Written exercise:
Leave out the pictures, then reproduce the rest of the material exactly.

Supplied material:

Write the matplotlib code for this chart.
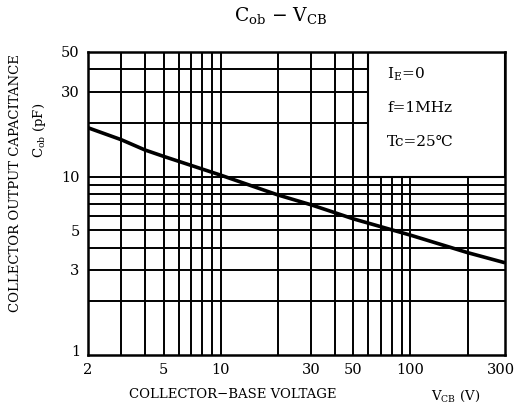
import matplotlib
matplotlib.use("Agg")
import matplotlib.pyplot as plt
from matplotlib.patches import Rectangle

plt.rcParams['font.family'] = ['DejaVu Serif', 'DejaVu Sans']
plt.rcParams['mathtext.fontset'] = 'dejavuserif'

# data
vcb = [2, 3, 4, 5, 10, 20, 30, 40, 50, 100, 200, 315]
cob = [18.8, 16.1, 14.1, 13.0, 10.2, 7.9, 6.95, 6.28, 5.8, 4.7, 3.75, 3.29]

x_ticks = [2, 5, 10, 30, 50, 100, 300]
x_ticklabels = ['2', '5', '10', '30', '50', '100', '300']
y_ticks = [3, 5, 10, 30, 50]
y_ticklabels = ['3', '5', '10', '30', '50']
x_grid = [3, 4, 5, 6, 7, 8, 9, 10, 20, 30, 40, 50, 60, 70, 80, 90, 100, 200]
y_grid = [2, 3, 4, 5, 6, 7, 8, 9, 10, 20, 30, 40]
cond_lines = [r'I$_{\mathregular{E}}$=0', 'f=1MHz', 'Tc=25℃']

W, H = 520, 409
fig = plt.figure(figsize=(W/100, H/100), dpi=100)
ax = fig.add_axes([88/W, 1-355/H, (505-88)/W, (355-52)/H])
ax.set_xscale('log')
ax.set_yscale('log')
ax.set_xlim(2, 315)
ax.set_ylim(1, 50)

for xv in x_grid:
    ax.axvline(xv, color='black', lw=1.4, zorder=1)
for yv in y_grid:
    ax.axhline(yv, color='black', lw=1.4, zorder=1)

# condition box
ax.add_patch(Rectangle((60, 10), 315-60, 50-10, facecolor='white',
                       edgecolor='black', lw=1.5, zorder=2))

ax.plot(vcb, cob, color='black', lw=2.6, zorder=3, solid_capstyle='butt')

ax.minorticks_off()
ax.set_xticks(x_ticks)
ax.set_xticklabels(x_ticklabels, fontsize=10.5)
ax.set_yticks(y_ticks)
ax.set_yticklabels(y_ticklabels, fontsize=10.5)
ax.tick_params(length=0, pad=6)
for s in ax.spines.values():
    s.set_linewidth(1.8)
    s.set_zorder(4)

# the "1" at bottom left of y-axis
fig.text(80/W, 1-352/H, '1', fontsize=10.5, ha='right', va='center')

for i, t in enumerate(cond_lines):
    fig.text(387/W, 1-(74+34*i)/H, t, fontsize=11, ha='left', va='center')

fig.text(281/W, 1-16/H, r'C$_{\mathregular{ob}}$ $-$ V$_{\mathregular{CB}}$',
         fontsize=13.5, ha='center', va='center')

fig.text(233/W, 1-395/H, 'COLLECTOR\u2212BASE VOLTAGE', fontsize=9.5,
         ha='center', va='center')
fig.text(456/W, 1-396/H, r'V$_{\mathregular{CB}}$ (V)', fontsize=9.5,
         ha='center', va='center')

fig.text(16/W, 1-183/H, 'COLLECTOR OUTPUT CAPACITANCE', fontsize=9.5,
         ha='center', va='center', rotation=90)
fig.text(40/W, 1-130/H, r'C$_{\mathregular{ob}}$ (pF)', fontsize=9.5,
         ha='center', va='center', rotation=90)

fig.savefig('out.png', dpi=100, facecolor='white')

The completed task:
Write the matplotlib code for this chart.
import matplotlib
matplotlib.use("Agg")
import matplotlib.pyplot as plt
from matplotlib.patches import Rectangle

plt.rcParams['font.family'] = ['DejaVu Serif', 'DejaVu Sans']
plt.rcParams['mathtext.fontset'] = 'dejavuserif'

# data
vcb = [2, 3, 4, 5, 10, 20, 30, 40, 50, 100, 200, 315]
cob = [18.8, 16.1, 14.1, 13.0, 10.2, 7.9, 6.95, 6.28, 5.8, 4.7, 3.75, 3.29]

x_ticks = [2, 5, 10, 30, 50, 100, 300]
x_ticklabels = ['2', '5', '10', '30', '50', '100', '300']
y_ticks = [3, 5, 10, 30, 50]
y_ticklabels = ['3', '5', '10', '30', '50']
x_grid = [3, 4, 5, 6, 7, 8, 9, 10, 20, 30, 40, 50, 60, 70, 80, 90, 100, 200]
y_grid = [2, 3, 4, 5, 6, 7, 8, 9, 10, 20, 30, 40]
cond_lines = [r'I$_{\mathregular{E}}$=0', 'f=1MHz', 'Tc=25℃']

W, H = 520, 409
fig = plt.figure(figsize=(W/100, H/100), dpi=100)
ax = fig.add_axes([88/W, 1-355/H, (505-88)/W, (355-52)/H])
ax.set_xscale('log')
ax.set_yscale('log')
ax.set_xlim(2, 315)
ax.set_ylim(1, 50)

for xv in x_grid:
    ax.axvline(xv, color='black', lw=1.4, zorder=1)
for yv in y_grid:
    ax.axhline(yv, color='black', lw=1.4, zorder=1)

# condition box
ax.add_patch(Rectangle((60, 10), 315-60, 50-10, facecolor='white',
                       edgecolor='black', lw=1.5, zorder=2))

ax.plot(vcb, cob, color='black', lw=2.6, zorder=3, solid_capstyle='butt')

ax.minorticks_off()
ax.set_xticks(x_ticks)
ax.set_xticklabels(x_ticklabels, fontsize=10.5)
ax.set_yticks(y_ticks)
ax.set_yticklabels(y_ticklabels, fontsize=10.5)
ax.tick_params(length=0, pad=6)
for s in ax.spines.values():
    s.set_linewidth(1.8)
    s.set_zorder(4)

# the "1" at bottom left of y-axis
fig.text(80/W, 1-352/H, '1', fontsize=10.5, ha='right', va='center')

for i, t in enumerate(cond_lines):
    fig.text(387/W, 1-(74+34*i)/H, t, fontsize=11, ha='left', va='center')

fig.text(281/W, 1-16/H, r'C$_{\mathregular{ob}}$ $-$ V$_{\mathregular{CB}}$',
         fontsize=13.5, ha='center', va='center')

fig.text(233/W, 1-395/H, 'COLLECTOR\u2212BASE VOLTAGE', fontsize=9.5,
         ha='center', va='center')
fig.text(456/W, 1-396/H, r'V$_{\mathregular{CB}}$ (V)', fontsize=9.5,
         ha='center', va='center')

fig.text(16/W, 1-183/H, 'COLLECTOR OUTPUT CAPACITANCE', fontsize=9.5,
         ha='center', va='center', rotation=90)
fig.text(40/W, 1-130/H, r'C$_{\mathregular{ob}}$ (pF)', fontsize=9.5,
         ha='center', va='center', rotation=90)

fig.savefig('out.png', dpi=100, facecolor='white')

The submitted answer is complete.